The past few days have left me in a state of confusion. I lay here questioning my sanity, my place, my purpose. Am I insane? And I not who I think I am? Who am I? What am I?

Everyday I feel more and more alone. This is a loneliness I haven’t felt in a while. I wish to leave, but I don’t know where. There’s only one place I can afford to go. I won’t be back. I’m struggling to keep my faith. I know I’d be dead without it. it’s all I have left. But what do I even have faith in? A new world? A spiritual evolution? Love? Myself? What is holding me back? Why New York? I wonder what would happen if I just ran. Ran to be by myself, away from society, away from people, away from this world. I’m alien, and not like the ones I see on the streets who’ve adapted themselves to this lifestyle of illusion. New York I hate you and you’ve brought me down to the dumps. You’ve kicked me while I was down. A reflection I don’t like. A spit in my face.

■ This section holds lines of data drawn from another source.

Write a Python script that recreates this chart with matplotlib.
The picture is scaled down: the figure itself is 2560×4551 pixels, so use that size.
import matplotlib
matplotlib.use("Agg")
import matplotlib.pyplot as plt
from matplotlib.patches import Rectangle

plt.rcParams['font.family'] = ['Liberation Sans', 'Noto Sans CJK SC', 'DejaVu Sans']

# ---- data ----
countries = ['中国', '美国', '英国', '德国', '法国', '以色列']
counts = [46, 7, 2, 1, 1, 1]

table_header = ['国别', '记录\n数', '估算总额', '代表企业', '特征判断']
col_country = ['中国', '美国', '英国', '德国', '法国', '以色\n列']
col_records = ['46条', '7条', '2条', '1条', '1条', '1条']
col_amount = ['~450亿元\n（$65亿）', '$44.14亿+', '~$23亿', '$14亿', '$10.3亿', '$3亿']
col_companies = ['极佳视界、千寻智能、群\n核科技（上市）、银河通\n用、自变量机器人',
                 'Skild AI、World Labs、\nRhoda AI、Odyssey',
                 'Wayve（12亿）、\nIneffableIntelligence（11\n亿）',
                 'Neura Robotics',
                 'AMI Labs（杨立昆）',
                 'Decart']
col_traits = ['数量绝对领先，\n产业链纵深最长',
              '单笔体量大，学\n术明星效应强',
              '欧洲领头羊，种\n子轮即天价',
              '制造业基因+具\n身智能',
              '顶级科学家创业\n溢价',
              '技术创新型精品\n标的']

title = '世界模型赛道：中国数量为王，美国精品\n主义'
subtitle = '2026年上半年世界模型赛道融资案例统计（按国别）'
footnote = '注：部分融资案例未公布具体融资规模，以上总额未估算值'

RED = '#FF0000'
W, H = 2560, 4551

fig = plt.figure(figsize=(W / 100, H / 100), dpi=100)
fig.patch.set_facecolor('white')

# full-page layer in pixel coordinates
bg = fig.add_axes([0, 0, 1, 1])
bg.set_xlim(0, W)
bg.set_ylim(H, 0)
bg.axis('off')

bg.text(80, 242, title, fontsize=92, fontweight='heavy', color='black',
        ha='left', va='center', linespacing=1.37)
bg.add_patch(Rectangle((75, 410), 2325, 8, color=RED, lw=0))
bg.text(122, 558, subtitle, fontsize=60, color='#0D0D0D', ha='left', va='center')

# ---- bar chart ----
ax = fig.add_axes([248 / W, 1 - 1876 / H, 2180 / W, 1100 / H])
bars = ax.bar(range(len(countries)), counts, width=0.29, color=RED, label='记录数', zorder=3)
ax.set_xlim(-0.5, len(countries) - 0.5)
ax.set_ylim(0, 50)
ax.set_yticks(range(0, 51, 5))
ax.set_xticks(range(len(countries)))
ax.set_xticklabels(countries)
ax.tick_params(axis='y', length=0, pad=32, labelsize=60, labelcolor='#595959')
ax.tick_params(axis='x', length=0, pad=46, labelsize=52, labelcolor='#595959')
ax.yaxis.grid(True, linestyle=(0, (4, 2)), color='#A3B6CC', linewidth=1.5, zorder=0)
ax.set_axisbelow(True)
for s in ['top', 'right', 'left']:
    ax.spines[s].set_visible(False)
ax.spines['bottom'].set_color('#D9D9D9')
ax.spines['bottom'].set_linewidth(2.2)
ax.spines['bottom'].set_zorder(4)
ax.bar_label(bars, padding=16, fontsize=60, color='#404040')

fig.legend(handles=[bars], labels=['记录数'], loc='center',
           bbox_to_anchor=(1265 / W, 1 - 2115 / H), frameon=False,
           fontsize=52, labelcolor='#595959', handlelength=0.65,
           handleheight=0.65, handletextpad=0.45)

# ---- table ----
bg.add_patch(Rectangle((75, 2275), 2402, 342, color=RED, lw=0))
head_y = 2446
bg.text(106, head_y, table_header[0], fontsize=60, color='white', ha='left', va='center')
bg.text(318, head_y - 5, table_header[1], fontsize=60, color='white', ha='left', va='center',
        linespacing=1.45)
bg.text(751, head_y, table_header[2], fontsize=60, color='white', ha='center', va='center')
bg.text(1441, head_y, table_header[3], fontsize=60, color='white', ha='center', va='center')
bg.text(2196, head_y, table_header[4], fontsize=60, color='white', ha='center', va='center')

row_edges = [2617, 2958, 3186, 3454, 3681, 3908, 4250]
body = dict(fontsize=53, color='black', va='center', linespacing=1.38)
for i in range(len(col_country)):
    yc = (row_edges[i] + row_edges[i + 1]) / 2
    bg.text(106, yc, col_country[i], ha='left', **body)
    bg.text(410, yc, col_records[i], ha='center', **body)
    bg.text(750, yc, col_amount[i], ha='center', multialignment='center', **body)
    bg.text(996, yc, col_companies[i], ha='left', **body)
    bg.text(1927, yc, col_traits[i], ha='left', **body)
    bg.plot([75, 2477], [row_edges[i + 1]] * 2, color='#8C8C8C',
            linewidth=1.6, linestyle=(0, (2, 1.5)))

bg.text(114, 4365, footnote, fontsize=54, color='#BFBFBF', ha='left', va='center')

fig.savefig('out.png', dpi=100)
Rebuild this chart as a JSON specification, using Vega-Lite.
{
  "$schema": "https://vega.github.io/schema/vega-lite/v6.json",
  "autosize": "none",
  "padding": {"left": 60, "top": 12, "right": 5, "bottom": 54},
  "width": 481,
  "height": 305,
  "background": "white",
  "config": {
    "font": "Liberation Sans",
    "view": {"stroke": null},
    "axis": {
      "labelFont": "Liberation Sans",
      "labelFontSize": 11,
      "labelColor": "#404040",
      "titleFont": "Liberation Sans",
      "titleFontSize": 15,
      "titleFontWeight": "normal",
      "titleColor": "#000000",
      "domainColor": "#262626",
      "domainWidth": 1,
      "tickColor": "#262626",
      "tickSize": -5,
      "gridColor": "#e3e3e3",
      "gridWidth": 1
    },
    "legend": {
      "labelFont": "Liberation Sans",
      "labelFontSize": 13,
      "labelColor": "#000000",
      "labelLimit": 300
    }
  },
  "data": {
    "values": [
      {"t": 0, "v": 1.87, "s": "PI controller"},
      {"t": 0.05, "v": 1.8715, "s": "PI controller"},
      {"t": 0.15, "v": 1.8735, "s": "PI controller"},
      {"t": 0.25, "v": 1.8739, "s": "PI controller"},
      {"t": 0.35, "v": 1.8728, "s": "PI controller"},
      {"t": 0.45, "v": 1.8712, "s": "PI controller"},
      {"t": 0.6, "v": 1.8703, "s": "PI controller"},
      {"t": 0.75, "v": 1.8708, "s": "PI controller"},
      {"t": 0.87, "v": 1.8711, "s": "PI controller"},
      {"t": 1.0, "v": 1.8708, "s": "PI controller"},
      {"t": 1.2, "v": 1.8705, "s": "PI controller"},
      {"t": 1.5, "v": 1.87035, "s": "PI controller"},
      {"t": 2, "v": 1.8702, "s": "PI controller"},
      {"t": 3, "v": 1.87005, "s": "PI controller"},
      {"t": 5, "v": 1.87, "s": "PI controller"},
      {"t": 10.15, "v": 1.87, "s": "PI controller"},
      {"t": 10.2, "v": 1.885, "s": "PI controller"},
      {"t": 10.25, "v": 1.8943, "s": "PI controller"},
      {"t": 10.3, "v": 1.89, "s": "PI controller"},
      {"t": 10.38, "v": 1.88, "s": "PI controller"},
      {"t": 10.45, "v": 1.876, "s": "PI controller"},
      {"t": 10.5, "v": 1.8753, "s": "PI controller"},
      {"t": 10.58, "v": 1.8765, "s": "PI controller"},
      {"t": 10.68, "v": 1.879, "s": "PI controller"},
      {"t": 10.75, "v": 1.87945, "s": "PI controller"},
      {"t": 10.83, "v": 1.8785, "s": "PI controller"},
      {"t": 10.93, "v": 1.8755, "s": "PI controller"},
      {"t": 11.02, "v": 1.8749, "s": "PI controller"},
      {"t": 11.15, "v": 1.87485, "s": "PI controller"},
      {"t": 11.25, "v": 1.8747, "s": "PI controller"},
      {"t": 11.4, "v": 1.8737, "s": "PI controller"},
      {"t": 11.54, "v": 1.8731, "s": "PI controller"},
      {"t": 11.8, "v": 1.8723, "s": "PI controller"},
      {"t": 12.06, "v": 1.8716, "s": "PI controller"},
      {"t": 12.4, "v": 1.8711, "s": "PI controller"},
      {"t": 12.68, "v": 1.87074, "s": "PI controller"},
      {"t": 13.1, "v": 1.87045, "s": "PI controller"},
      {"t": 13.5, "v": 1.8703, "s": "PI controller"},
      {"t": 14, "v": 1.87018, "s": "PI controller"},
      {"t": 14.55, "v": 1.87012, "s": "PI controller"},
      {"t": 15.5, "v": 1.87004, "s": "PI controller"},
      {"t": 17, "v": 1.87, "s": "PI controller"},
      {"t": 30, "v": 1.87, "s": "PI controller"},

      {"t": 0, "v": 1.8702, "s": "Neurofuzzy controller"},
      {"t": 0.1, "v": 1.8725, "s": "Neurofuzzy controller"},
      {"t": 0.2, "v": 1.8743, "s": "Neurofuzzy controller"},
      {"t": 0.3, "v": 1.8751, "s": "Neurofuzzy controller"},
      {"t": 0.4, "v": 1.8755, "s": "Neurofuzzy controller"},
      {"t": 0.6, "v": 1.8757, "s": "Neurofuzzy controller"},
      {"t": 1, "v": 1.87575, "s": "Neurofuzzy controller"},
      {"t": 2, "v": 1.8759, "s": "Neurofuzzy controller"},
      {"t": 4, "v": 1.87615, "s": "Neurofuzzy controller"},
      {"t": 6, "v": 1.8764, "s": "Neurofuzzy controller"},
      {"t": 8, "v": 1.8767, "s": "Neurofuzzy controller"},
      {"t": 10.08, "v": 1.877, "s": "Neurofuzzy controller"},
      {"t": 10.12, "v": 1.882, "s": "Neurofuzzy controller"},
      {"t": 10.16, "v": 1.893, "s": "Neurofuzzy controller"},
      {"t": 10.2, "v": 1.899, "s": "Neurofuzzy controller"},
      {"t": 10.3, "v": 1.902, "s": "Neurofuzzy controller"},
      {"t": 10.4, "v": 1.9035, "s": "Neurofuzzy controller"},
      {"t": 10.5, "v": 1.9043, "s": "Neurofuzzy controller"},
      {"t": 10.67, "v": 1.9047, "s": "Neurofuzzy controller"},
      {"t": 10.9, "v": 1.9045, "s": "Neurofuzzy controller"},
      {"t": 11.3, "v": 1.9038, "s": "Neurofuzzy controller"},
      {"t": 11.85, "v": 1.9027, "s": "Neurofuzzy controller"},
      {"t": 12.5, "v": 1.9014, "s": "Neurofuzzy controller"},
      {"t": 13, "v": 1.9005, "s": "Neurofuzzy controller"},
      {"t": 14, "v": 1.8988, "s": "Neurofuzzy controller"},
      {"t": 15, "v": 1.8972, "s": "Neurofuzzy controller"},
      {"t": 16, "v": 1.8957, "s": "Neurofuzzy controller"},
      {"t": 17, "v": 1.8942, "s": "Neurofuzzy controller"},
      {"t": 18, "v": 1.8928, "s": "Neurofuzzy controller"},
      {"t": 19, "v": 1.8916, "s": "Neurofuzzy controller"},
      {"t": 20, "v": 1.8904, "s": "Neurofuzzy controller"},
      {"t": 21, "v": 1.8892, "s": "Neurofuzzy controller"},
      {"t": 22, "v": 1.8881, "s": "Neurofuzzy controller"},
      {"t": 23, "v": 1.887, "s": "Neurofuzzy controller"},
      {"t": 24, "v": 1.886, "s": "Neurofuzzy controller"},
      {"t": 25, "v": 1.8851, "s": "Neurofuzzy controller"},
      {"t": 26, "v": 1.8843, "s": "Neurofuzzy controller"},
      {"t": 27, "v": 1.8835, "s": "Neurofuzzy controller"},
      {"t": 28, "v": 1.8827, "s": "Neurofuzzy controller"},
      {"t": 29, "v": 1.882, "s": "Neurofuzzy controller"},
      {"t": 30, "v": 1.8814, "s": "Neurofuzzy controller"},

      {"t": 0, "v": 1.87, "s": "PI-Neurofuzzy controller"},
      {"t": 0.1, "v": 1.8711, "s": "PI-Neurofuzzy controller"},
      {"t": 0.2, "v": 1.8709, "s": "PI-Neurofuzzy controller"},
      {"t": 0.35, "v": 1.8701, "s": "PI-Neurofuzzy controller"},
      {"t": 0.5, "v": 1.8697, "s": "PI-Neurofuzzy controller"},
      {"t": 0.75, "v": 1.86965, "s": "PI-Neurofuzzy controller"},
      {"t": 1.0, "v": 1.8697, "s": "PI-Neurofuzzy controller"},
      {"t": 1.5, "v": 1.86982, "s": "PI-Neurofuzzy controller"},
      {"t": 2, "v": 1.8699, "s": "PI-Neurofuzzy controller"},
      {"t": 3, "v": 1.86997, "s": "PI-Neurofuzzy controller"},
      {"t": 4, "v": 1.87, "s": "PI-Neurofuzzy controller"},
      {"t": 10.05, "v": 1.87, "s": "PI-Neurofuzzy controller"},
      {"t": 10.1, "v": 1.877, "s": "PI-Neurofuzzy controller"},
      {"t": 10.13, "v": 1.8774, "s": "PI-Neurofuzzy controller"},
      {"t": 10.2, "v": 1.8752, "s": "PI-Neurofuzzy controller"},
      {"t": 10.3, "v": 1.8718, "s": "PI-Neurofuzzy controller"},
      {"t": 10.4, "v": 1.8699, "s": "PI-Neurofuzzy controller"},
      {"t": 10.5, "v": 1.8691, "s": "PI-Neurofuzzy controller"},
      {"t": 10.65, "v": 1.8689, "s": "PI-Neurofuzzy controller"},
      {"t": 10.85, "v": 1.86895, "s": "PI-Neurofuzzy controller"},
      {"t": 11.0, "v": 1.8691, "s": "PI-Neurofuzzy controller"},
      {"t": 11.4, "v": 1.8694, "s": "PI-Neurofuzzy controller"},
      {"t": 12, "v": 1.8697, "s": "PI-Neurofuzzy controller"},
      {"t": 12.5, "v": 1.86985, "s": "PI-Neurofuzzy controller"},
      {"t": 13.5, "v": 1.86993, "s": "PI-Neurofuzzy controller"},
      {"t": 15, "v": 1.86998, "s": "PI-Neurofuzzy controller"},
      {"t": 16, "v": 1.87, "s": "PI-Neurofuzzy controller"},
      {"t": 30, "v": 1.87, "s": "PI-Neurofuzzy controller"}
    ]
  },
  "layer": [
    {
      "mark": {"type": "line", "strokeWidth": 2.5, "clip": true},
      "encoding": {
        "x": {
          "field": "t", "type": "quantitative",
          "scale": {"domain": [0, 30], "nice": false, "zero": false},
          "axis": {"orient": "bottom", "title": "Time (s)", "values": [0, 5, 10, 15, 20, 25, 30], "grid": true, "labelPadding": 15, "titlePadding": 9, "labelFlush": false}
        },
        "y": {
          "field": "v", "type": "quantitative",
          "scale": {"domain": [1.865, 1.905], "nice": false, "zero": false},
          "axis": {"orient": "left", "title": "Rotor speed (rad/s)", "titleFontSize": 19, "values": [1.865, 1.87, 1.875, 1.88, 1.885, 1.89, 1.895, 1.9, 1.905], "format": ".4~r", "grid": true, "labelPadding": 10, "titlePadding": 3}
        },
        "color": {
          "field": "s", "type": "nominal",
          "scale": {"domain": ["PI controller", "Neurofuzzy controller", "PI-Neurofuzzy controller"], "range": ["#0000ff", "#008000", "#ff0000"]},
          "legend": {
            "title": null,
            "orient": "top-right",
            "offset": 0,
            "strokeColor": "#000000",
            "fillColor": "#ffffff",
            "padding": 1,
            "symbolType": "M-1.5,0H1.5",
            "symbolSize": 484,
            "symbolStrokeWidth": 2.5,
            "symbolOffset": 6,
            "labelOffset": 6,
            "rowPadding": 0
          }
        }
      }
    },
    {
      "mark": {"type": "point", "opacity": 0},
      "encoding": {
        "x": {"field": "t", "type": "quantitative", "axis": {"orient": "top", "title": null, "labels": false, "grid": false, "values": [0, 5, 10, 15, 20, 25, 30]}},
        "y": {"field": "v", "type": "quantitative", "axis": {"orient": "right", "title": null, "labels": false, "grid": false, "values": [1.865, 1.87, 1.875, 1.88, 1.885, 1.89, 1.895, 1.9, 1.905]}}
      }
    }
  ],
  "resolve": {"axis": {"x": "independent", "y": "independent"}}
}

Two middle fingers up. I don’t know why people live in dense spaces like this. Trash everywhere, modern day slaves with solid fashion senses and smart phones. Gluttonous consumerist. drunks all over in the streets. I’m definitely bitter from my inaccurate expectations. Spirit I beg you to lead me, or let me go. I need some sort of validation to carry on.

June 29, 2017

I woke up at 6am for the first time in weeks on my own and I gotta say I’m refreshed. Today X and I explore, waiting for something we’re not quite sure of. We’re near Chinatown and based in a nice neighborhood. X is adjusting; culture shock. Honestly I feel grounded, worse come to worst van life is always a backup plan. This feels natural. although New York truly lacks places of nature and alone spaces, I feel like I can quickly adjust.

God here I sit. I’m here now. Reveal to me my purpose; my calling. My arms are out stretched, I’m ready for what lies ahead. Also give X comfort in this big city. I know he’s overwhelmed and I ask that you release the pressure he’s feeling and allow him to loosen up, accept flow. I have faith in our purpose I wonder if he does still and if it’ll work if he doesn’t. I believe this is the first of many adjustments that’ll pull us out of our comfort zones.

Hurry up and find us, so X can breathe. New York be good to us.

Warzones

When you spend enough time alone you realize

Your fight

The fights you fight; every fight in the world

Starts within

(Home)

Is within

(Heart)

Personal sin

(Hands)

Where to begin

(Head)

June 20th, 2021

Summer solstice

Depressive episode to balance the happy. Wishing to crawl back under my polished rock; or to be less dramatic, meet new people. People who look like me. Compliment me… Observe then indulge. Today I feel hopeless with human connection. Even X & X are not on the flow I can truly connect to. I just desire to be around people that are into authenticity, growth, and building, creating and making the world a better place. Trailblazers. Shadow workers who aim their arrow at the target. Same old complaint…

…My dreams have been violent. I’ve been mauled, attacked, chased. I’ve had to kill and watch love ones suffer. And my mood… Familiar faces all over this dream realm. Be conscious, keep caution. Pause. Observe. Trust my intuition…

…But I want to honor my feelings, put integration first. Suppression is a heavy betrayal. I called X to ask for advice. I received comfort in honoring myself. So I’m going to not betray myself while navigating my relationships with the ghosts of my past. I am a shadow worker, not moving out of pain but instead integrity, awareness and self respect.